Sortons le gros marker rouge pour tracer une ligne de démarcation parmi cette flottille très énervée. A ma droite, bien entendu, les tenants d’un retour à l’ordre et à la justice (et accessoirement à une économie saine et profitable) : deux navires amiraux, l’industrie culturelle qui s’estime spoliée et le gouvernement qui estime nécessaire de restaurer un état de droit, de défendre des emplois et de protéger les conditions de vie des artistes. A cela il faut ajouter quantité d’embarcations aux puissances de feu variées : les sociétés de gestion des droits d’auteurs qui s’estiment à la fois spoliées et responsable des conditions de vie de ces mêmes artistes, quelques uns de ces mêmes artistes qui vivent de leurs droits, etc…
A ma gauche, les tenants d’un accès sans limite à la culture, : 35% des français, selon un sondage, copient illégalement donc on peut penser qu’ils y sont favorables, des associations de défense du consommateur, la majorité des internautes actifs de type web 2.0, les partis de gauche et même du centre, la quasi totalité des moins de 30 ans, les enfants (oui les enfants ne comprennent absolument pas pourquoi ils ne peuvent pas regarder le dernier Disney pas encore en DVD alors qu’il suffit de le télécharger sur Internet comme la copine, et essayez donc d’expliquer la règle des dates de sortie, le droit d’auteur, etc… dans ces circonstances). A la périphérie de ce front, tantôt tirant quelques salves depuis les brumes lointaines, tantôt plaçant des torpilles sous les quilles de la flotte de tribord mais envoyant des émissaires par prudence : les FAI qui ont beaucoup à perdre ou plutôt à dépenser dans cette affaire. Puisqu’en définitive ils seront chargés du sale boulot. Surveiller, filtrer, dénoncer, couper. Leurs clients.

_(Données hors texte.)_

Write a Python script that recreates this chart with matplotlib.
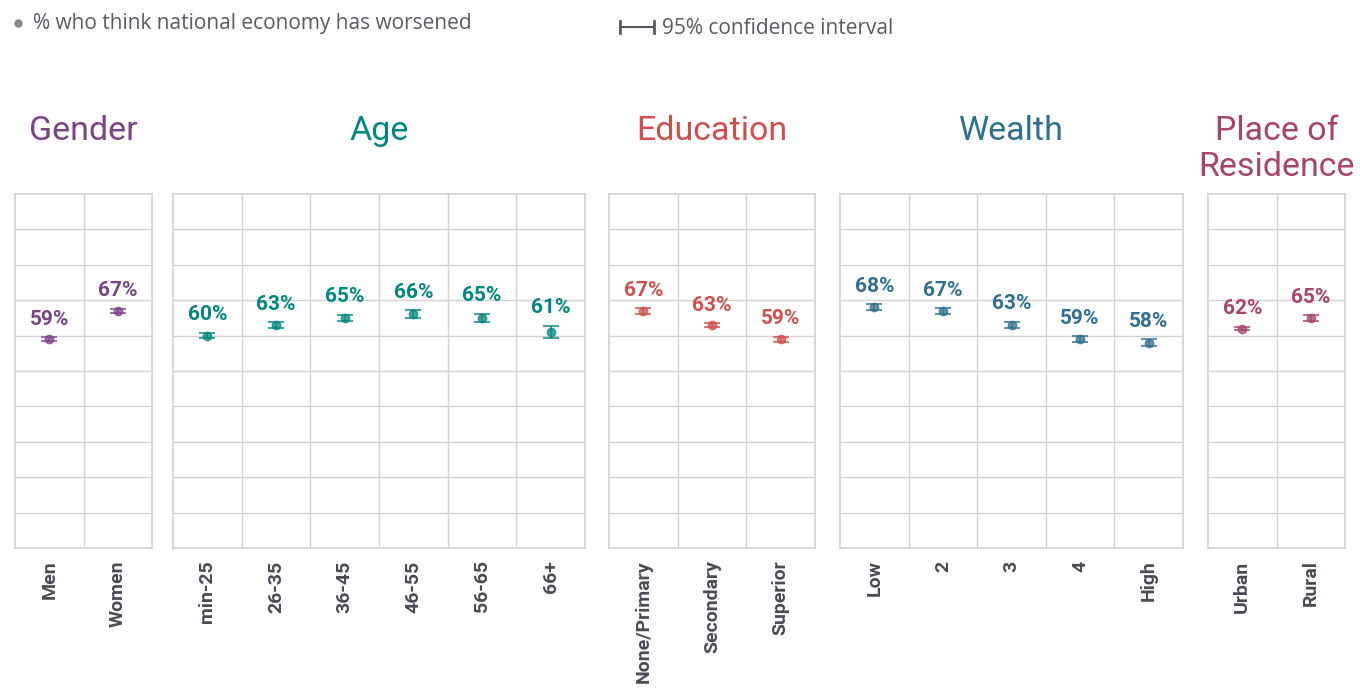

Au jeu de la schizophrénie qui va gagner ?

Les FAI devant dénoncer leurs clients.

Le gouvernement devant mécontenter ses électeurs.

Les industriels de la culture faisant payer au prix fort la continuité d’un modèle économique basé sur la vente de CD ou DVD alors qu’aucun jeune de moins de 25 ans n’en achète plus tellement c’est incommode et dépassé.

Les artistes… du moins certains artistes qui considèrent leurs fans comme des criminels.

Personne ne sortira indemne de cette bataille, ni la population qui se verra imposer toutes sortes de contraintes pour justifier de son innocence, ni les industriels qui verront leur chiffre d’affaire continuer une chute inexorable, ni les FAi qui apparaitront comme des intermédiaire du pouvoir et devront avancer les coûts d’investissements dont ils ne seront jamais remboursés, ni les cellules pensantes du Ministère de la Culture qui font chaque jour la démonstration d’un amateurisme ahurissant (on contrôle les ordinateurs, et aussi les box, et le wifi, euh… c’est pas suffisant, alors les disques durs, demain quoi d’autre ?)…

Ah, si ! Un seul sortira totalement indemne de toute cette bataille. Le pirate, le vrai. Celui qui accède aux réseaux les plus fermés, celui qui connait toutes les astuces pour tromper les mouchards, celui qui va faire accuser à sa place son voisin de palier en lui usurpant son identité. Et ils vont prospérer les pirates. Toujours plus nombreux. Et méritant enfin leur nom.